### MATERIAL PROVIDED

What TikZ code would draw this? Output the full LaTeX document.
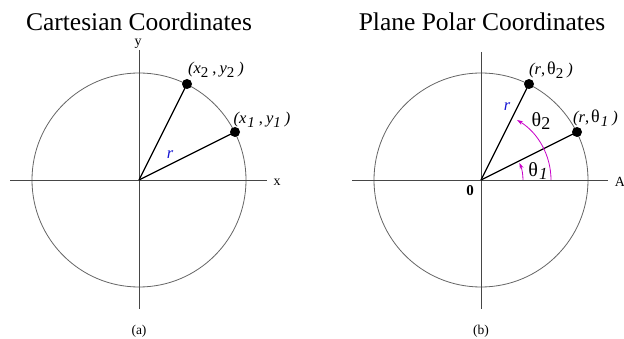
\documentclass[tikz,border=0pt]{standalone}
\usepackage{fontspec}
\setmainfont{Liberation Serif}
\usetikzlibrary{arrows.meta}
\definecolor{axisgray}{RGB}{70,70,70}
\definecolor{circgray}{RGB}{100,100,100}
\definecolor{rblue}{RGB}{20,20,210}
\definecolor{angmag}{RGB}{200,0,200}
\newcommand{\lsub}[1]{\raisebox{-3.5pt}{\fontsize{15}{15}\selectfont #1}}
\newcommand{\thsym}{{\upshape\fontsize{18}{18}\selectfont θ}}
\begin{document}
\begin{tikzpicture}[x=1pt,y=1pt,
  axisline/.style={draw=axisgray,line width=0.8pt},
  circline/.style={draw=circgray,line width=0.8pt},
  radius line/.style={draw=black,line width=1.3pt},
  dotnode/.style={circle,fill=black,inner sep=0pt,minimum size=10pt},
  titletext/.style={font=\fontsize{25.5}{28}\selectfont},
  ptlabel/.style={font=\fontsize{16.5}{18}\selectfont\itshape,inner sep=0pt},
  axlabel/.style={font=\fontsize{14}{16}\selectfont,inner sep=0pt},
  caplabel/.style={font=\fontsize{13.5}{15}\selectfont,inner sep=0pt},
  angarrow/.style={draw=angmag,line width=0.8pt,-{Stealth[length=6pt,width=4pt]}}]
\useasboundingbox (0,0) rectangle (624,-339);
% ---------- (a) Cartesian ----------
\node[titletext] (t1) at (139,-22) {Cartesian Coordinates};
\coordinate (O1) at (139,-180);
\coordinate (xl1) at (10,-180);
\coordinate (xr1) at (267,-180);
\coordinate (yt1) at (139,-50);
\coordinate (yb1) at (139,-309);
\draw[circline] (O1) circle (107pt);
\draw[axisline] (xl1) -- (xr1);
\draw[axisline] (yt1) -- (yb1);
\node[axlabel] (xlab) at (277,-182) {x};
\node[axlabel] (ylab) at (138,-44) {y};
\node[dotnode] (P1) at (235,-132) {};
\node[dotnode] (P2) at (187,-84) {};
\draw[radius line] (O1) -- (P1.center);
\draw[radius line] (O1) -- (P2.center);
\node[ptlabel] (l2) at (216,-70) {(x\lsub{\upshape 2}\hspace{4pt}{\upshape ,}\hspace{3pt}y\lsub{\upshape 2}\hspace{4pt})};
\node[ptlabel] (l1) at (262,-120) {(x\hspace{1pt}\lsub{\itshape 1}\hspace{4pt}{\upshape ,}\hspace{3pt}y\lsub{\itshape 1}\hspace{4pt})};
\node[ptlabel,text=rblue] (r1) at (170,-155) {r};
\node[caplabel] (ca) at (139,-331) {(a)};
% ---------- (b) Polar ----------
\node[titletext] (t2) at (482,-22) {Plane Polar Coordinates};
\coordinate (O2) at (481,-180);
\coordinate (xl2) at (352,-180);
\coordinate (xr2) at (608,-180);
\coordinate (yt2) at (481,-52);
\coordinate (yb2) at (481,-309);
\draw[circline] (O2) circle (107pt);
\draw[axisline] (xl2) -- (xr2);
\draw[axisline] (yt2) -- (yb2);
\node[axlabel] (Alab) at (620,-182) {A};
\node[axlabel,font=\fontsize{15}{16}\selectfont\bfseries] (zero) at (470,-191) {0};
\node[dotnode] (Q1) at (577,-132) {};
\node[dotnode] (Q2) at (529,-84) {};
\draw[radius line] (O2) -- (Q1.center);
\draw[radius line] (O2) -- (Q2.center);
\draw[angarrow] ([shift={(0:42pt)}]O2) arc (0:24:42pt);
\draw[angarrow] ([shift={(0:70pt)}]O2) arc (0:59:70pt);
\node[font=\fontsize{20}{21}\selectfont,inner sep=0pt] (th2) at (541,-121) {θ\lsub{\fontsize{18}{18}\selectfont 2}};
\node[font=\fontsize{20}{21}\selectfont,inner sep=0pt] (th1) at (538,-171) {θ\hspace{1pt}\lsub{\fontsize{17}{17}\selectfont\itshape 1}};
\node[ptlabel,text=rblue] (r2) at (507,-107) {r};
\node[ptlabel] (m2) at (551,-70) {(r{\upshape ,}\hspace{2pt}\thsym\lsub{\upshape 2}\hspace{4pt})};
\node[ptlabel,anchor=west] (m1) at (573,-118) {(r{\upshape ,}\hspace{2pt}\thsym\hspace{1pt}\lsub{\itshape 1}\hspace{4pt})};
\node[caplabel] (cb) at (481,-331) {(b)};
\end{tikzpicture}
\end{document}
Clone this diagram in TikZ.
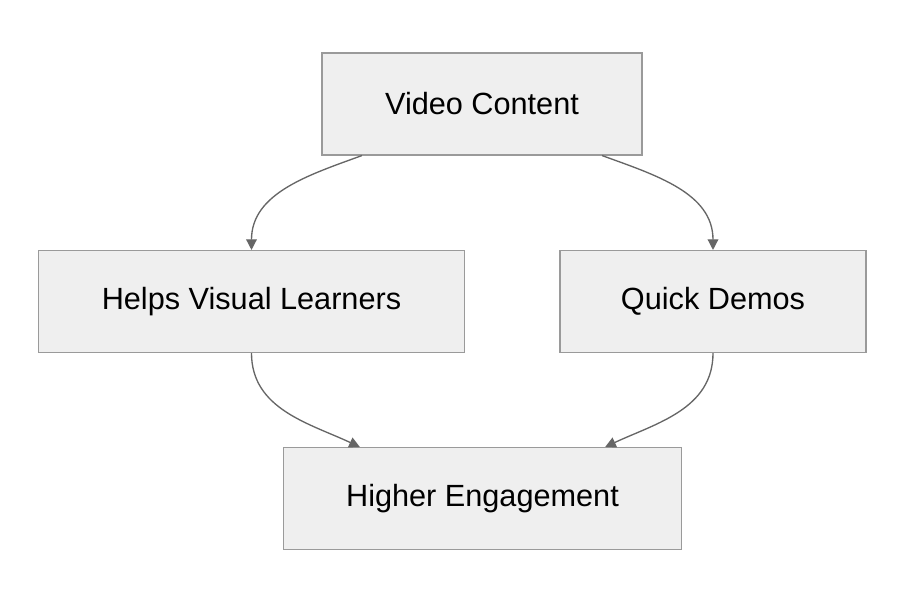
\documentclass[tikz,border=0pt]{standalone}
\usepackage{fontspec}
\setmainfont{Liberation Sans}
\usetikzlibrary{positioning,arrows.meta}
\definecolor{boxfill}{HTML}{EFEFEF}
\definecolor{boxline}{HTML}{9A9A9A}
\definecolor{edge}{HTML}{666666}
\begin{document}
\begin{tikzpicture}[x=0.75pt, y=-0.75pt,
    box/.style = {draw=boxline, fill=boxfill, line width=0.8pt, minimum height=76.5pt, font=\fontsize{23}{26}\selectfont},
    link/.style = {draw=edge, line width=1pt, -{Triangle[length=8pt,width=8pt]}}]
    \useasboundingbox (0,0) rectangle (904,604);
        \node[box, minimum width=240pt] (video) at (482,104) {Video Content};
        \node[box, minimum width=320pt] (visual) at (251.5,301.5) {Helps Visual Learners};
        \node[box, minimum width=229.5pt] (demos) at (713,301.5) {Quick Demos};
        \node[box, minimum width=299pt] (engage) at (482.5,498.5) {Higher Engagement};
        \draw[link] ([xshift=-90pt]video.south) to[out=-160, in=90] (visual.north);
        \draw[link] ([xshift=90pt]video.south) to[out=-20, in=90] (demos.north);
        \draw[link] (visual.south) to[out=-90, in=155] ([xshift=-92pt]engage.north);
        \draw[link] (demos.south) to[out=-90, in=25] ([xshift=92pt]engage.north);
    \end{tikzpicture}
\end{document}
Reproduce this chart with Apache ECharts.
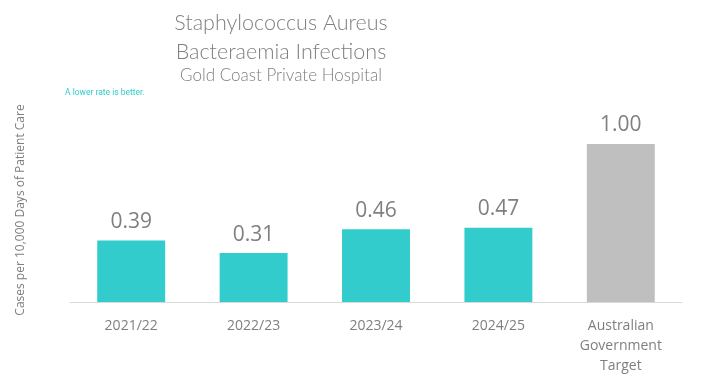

### CHALLENGE
Which lines in the records above contain the string "this"? Copy each one.

### SOLUTION TO THE EXERCISE
What TikZ code would draw this? Output the full LaTeX document.
Clone this diagram in TikZ.
Reproduce this chart with Apache ECharts.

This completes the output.